Dataset entries
::::

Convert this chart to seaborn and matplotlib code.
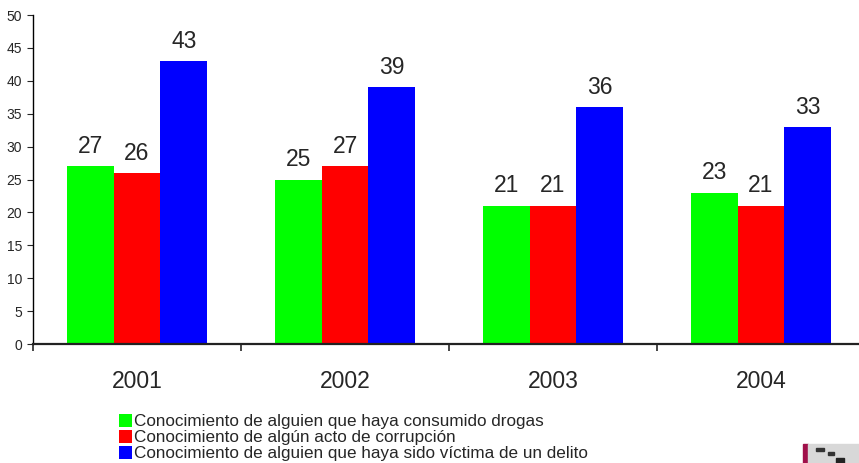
import matplotlib
matplotlib.use("Agg")
import matplotlib.pyplot as plt
from matplotlib.patches import Rectangle
import seaborn as sns
import pandas as pd

years = ["2001", "2002", "2003", "2004"]
series_names = [
    "Conocimiento de alguien que haya consumido drogas",
    "Conocimiento de algún acto de corrupción",
    "Conocimiento de alguien que haya sido víctima de un delito",
]
drogas = [27, 25, 21, 23]
corrupcion = [26, 27, 21, 21]
delito = [43, 39, 36, 33]
series_colors = ["#00FF00", "#FF0000", "#0000FF"]
y_ticks = [0, 5, 10, 15, 20, 25, 30, 35, 40, 45, 50]

rows = []
for name, vals in zip(series_names, [drogas, corrupcion, delito]):
    for y, v in zip(years, vals):
        rows.append({"Año": y, "Serie": name, "Valor": v})
df = pd.DataFrame(rows)

sns.set_style("white")
plt.rcParams["font.family"] = ["Liberation Sans", "DejaVu Sans"]

fig = plt.figure(figsize=(8.59, 4.63), dpi=100)
ax = fig.add_axes([33 / 859, 119 / 463, 832 / 859, 329 / 463])

sns.barplot(data=df, x="Año", y="Valor", hue="Serie", order=years,
            hue_order=series_names, palette=series_colors, width=0.675,
            saturation=1, linewidth=0, ax=ax, legend=True)

for cont in ax.containers:
    ax.bar_label(cont, labels=[f"{v:.0f}" for v in cont.datavalues],
                 padding=6, fontsize=16.5)

ax.set_xlim(-0.5, 3.5)
ax.set_ylim(0, 50)
ax.set_yticks(y_ticks)
ax.set_xlabel("")
ax.set_ylabel("")
ax.tick_params(axis="y", direction="out", length=4, width=0.8,
               labelsize=10, pad=4, left=True)
ax.set_xticks(range(len(years)))
ax.set_xticklabels(years, fontsize=16.5)
ax.set_xticks([i - 0.5 for i in range(len(years) + 1)], minor=True)
ax.tick_params(axis="x", which="major", length=0, pad=19)
ax.tick_params(axis="x", which="minor", direction="out", length=5, width=1.2,
               bottom=True)
for side in ["top", "right"]:
    ax.spines[side].set_visible(False)
ax.spines["left"].set_linewidth(1.0)
ax.spines["left"].set_color("black")
ax.spines["bottom"].set_linewidth(1.6)
ax.spines["bottom"].set_color("#222222")

handles, labels = ax.get_legend_handles_labels()
ax.get_legend().remove()
fig.legend(handles, labels, loc="upper left",
           bbox_to_anchor=(119 / 859, 1 - 414 / 463), frameon=False,
           fontsize=12.3, handlelength=0.75, handleheight=0.75,
           handletextpad=0.15, labelspacing=0.05, borderpad=0,
           borderaxespad=0)

# small corner emblem
fig.patches.append(Rectangle((803 / 859, 0), 5 / 859, 19 / 463,
                             transform=fig.transFigure, color="#A0104A"))
fig.patches.append(Rectangle((808 / 859, 0), 51 / 859, 19 / 463,
                             transform=fig.transFigure, color="#D8D8D8"))
fig.patches.append(Rectangle((816 / 859, 12 / 463), 8 / 859, 3 / 463,
                             transform=fig.transFigure, color="#333333"))
fig.patches.append(Rectangle((828 / 859, 8 / 463), 6 / 859, 3 / 463,
                             transform=fig.transFigure, color="#333333"))
fig.patches.append(Rectangle((836 / 859, 0), 8 / 859, 5 / 463,
                             transform=fig.transFigure, color="#222222"))

fig.savefig("out.png", dpi=100)
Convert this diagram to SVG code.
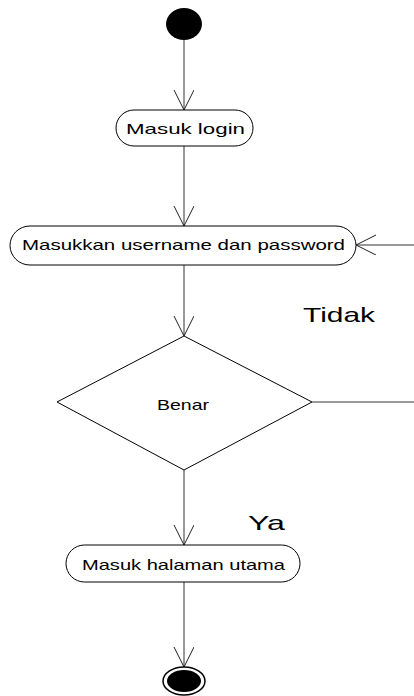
<svg xmlns="http://www.w3.org/2000/svg" width="414" height="696" viewBox="0 0 414 696">
  <defs>
    <marker id="open" markerWidth="22" markerHeight="22" refX="20" refY="10" orient="auto" markerUnits="userSpaceOnUse">
      <path d="M0,0 L20,10 L0,20" fill="none" stroke="#222" stroke-width="1"/>
    </marker>
  </defs>
  <style>
    .act { fill: #fff; stroke: #000; stroke-width: 1; }
    .lbl { font-family: "Liberation Sans", Arial, sans-serif; font-size: 15px; fill: #000; text-anchor: middle; }
    .big { font-family: "Liberation Sans", Arial, sans-serif; font-size: 21px; fill: #000; }
    .edge { fill: none; stroke: #333; stroke-width: 1; }
  </style>
  <rect width="414" height="696" fill="#fff"/>

  <g id="connectors">
    <line class="edge" x1="184" y1="40" x2="184" y2="110" marker-end="url(#open)"/>
    <line class="edge" x1="184" y1="146" x2="184" y2="226" marker-end="url(#open)"/>
    <line class="edge" x1="184" y1="265" x2="184" y2="336" marker-end="url(#open)"/>
    <line class="edge" x1="184" y1="470" x2="184" y2="545" marker-end="url(#open)"/>
    <line class="edge" x1="184" y1="582" x2="184" y2="667" marker-end="url(#open)"/>
    <line class="edge" x1="312" y1="402" x2="414" y2="402" stroke="#888"/>
    <line class="edge" x1="414" y1="245" x2="356" y2="245" marker-end="url(#open)"/>
  </g>

  <g id="start">
    <ellipse cx="184" cy="24" rx="18" ry="16" fill="#000"/>
  </g>

  <g id="masuk-login">
    <rect class="act" x="116" y="110" width="137" height="36" rx="18" ry="18"/>
    <text class="lbl" x="185.5" y="134" textLength="119" lengthAdjust="spacingAndGlyphs">Masuk login</text>
  </g>

  <g id="input-credentials">
    <rect class="act" x="10" y="226" width="346" height="39" rx="20" ry="19.5"/>
    <text class="lbl" x="183.5" y="250" textLength="323" lengthAdjust="spacingAndGlyphs">Masukkan username dan password</text>
  </g>

  <g id="decision">
    <polygon class="act" points="184,336 312,402 184,470 57,402"/>
    <text class="lbl" x="183" y="410" textLength="52" lengthAdjust="spacingAndGlyphs">Benar</text>
  </g>

  <g id="label-tidak">
    <text class="big" x="303" y="322" textLength="72" lengthAdjust="spacingAndGlyphs">Tidak</text>
  </g>

  <g id="label-ya">
    <text class="big" x="248" y="530" textLength="37" lengthAdjust="spacingAndGlyphs">Ya</text>
  </g>

  <g id="masuk-halaman">
    <rect class="act" x="66" y="545" width="234" height="37" rx="18.5" ry="18.5"/>
    <text class="lbl" x="183.5" y="570" textLength="203" lengthAdjust="spacingAndGlyphs">Masuk halaman utama</text>
  </g>

  <g id="end">
    <ellipse cx="184" cy="681" rx="21" ry="14" fill="#fff" stroke="#000" stroke-width="1.5"/>
    <ellipse cx="184" cy="681" rx="17" ry="11" fill="#000"/>
  </g>
</svg>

::::

What you should do
Exactly as written, repeat the lines from the beginning of the entries up to and including the line with "40, 45, 50]", but not the pictures.

Exercise output
Convert this chart to seaborn and matplotlib code.
import matplotlib
matplotlib.use("Agg")
import matplotlib.pyplot as plt
from matplotlib.patches import Rectangle
import seaborn as sns
import pandas as pd

years = ["2001", "2002", "2003", "2004"]
series_names = [
    "Conocimiento de alguien que haya consumido drogas",
    "Conocimiento de algún acto de corrupción",
    "Conocimiento de alguien que haya sido víctima de un delito",
]
drogas = [27, 25, 21, 23]
corrupcion = [26, 27, 21, 21]
delito = [43, 39, 36, 33]
series_colors = ["#00FF00", "#FF0000", "#0000FF"]
y_ticks = [0, 5, 10, 15, 20, 25, 30, 35, 40, 45, 50]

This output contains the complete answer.